Beaucoup d’entre nous connaissent le Musée du Désert et ont pu découvrir l’intérêt de ses collections. Les divers objets qui sont présentés dans la vingtaine de salles qui le composent nous racontent l’histoire des protestants français, de la Révocation de l’Edit de Nantes jusqu’à la Révolution. Ils nous racontent aussi celle de ces huguenots cévenols, ces fameux camisards qui osèrent résister à Louis XIV et dont la révolte, s’acheva, au tout début du XVIIIème siècle dans un bain de sang ou par l’envoi aux galères.
Ce Musée du Désert est installé dans la maison natale du chef camisard, Pierre Laporte dit Rolland, située au hameau de Soubeyran, sur la commune de Mialet. Depuis 1880, cette demeure, maintes fois accrue, est la propriété de la Société de l’histoire du protestantisme français et c’est en 1911, grâce à l’engagement d’Edmond Hugues et Franck Puaux, que le musée ouvre ses portes au public.
Dans le cadre de l’aménagement d’un premier musée, ils bénéficient du concours d’un architecte montpelliérain bien connu de la plupart des membres du groupe “Montpellier Histoire Patrimoine”, Edmond Leenhardt (1870-1950).
Cet architecte, diplômé de l’Ecole des Beaux-Arts de Paris, autorisé à cosigner la façade du Petit Palais à Paris, et auteur de plusieurs édifices remarquables, notamment l’Institut Bouisson-Bertrand, en face de l’entrée principale de la faculté de médecine, appartient à la très grande bourgeoisie protestante montpelliéraine. Ses ancêtres et ses parents avaient su diversifier leurs activités dans de très nombreux secteurs d’affaires, notamment la banque et l’industrie. De plus, durant cette IIIème République, son nom est également connu dans le monde de l’art, avec Max(imilien), qui s’est évertué à rendre hommage aux victimes protestantes de l’absolutisme, notamment avec son tableau “les prisonnières de la Tour de Constance”, mais aussi de la théologie, avec Franz (1846-1922), professeur de théologie à la faculté protestante de théologie de Montauban.
C’est donc tout naturellement, qu’Edmond Leenhardt travaille en 1912 à ce vaste projet qui consiste à donner un site de commémoration de l’histoire du protestantisme au coeur même de cette terre si chère aux descendants de réformés.
Le plan qui nous sert d’illustration fut longuement conservé par Simone Cauquil et qui, à nos côtés, et aux côtés d’Alain Gensac et Laurent Dufoix, avait travaillé à l’élaboration de l’exposition sur Edmond Leenhardt inaugurée en 2007 au Pavillon Bagouet.
Sur ce document, il est intéressant de remarquer qu’Edmond Leenhardt fait du “Leenhardt”…
On y retrouve sa stylistique, son vocabulaire, fort éloigné du caractère rustique de l’ancienne ferme de Rolland.

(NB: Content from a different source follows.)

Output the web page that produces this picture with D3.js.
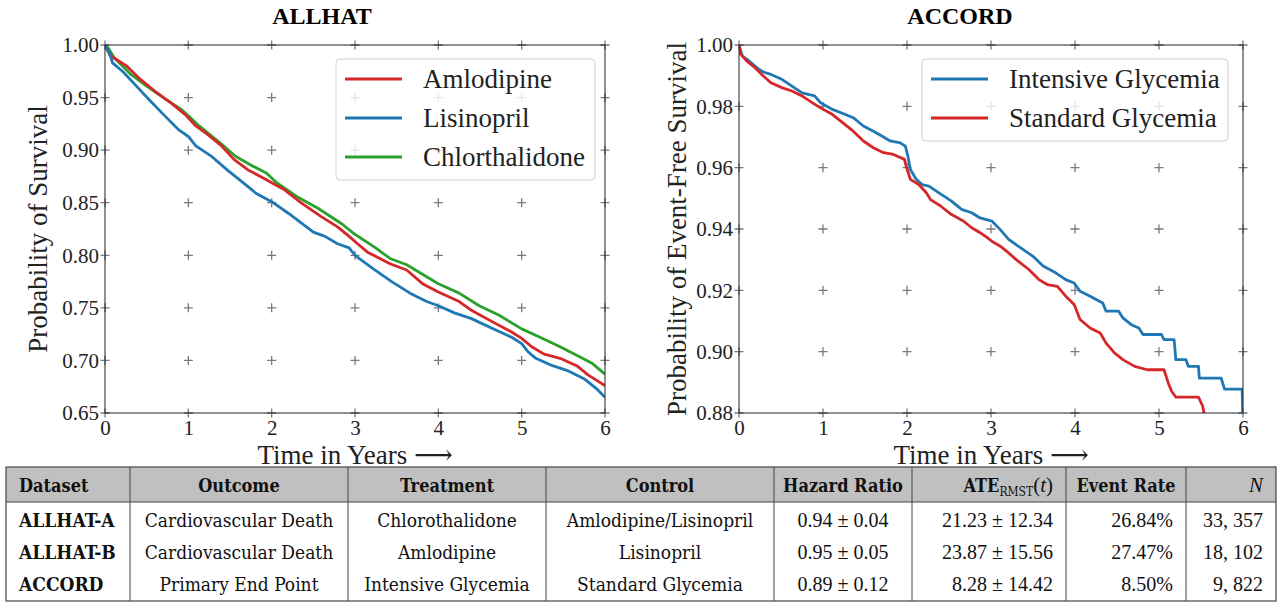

L’architecte propose de la magnifier avec des garde-corps constitués de balustres en forme de poires, d’étirer les ouvertures vers le haut afin de leur donner l’image de grands baies romanes, dignes d’église. Il propose également de placer sous les corniches de larges bandeaux, sur lesquels devaient être portés des psaumes à l’intention des visiteurs. De plus, il coiffait l’ensemble de ses toitures à larges débords que l’on peut retrouver sur plusieurs autres maisons ou communs agricoles qu’il construisit, dont les plus connus sont ceux de Piedmarche.
Edmond Leenhardt ne fut pas suivi en tous points sur ce projet ; et heureusement.
Il oeuvra aussi à l’aménagement des salles, n’hésitant pas à les parer de puissantes colonnes, qui pouvaient apparaître comme le reflet de la force de la foi protestante, mais également comme celui de la puissance acquise par cette société protestante durant cette Troisième République.
Aujourd’hui à la faveur d’un réaménagement, le décor a été bien épuré, voire même aseptisé.
Les logiques changent… L’image que souhaite dévoiler d’elle-même la communauté protestante également.
Aujourd’hui le musée du Désert est labellisé par le Ministère de la Culture, “Maison des Illustres.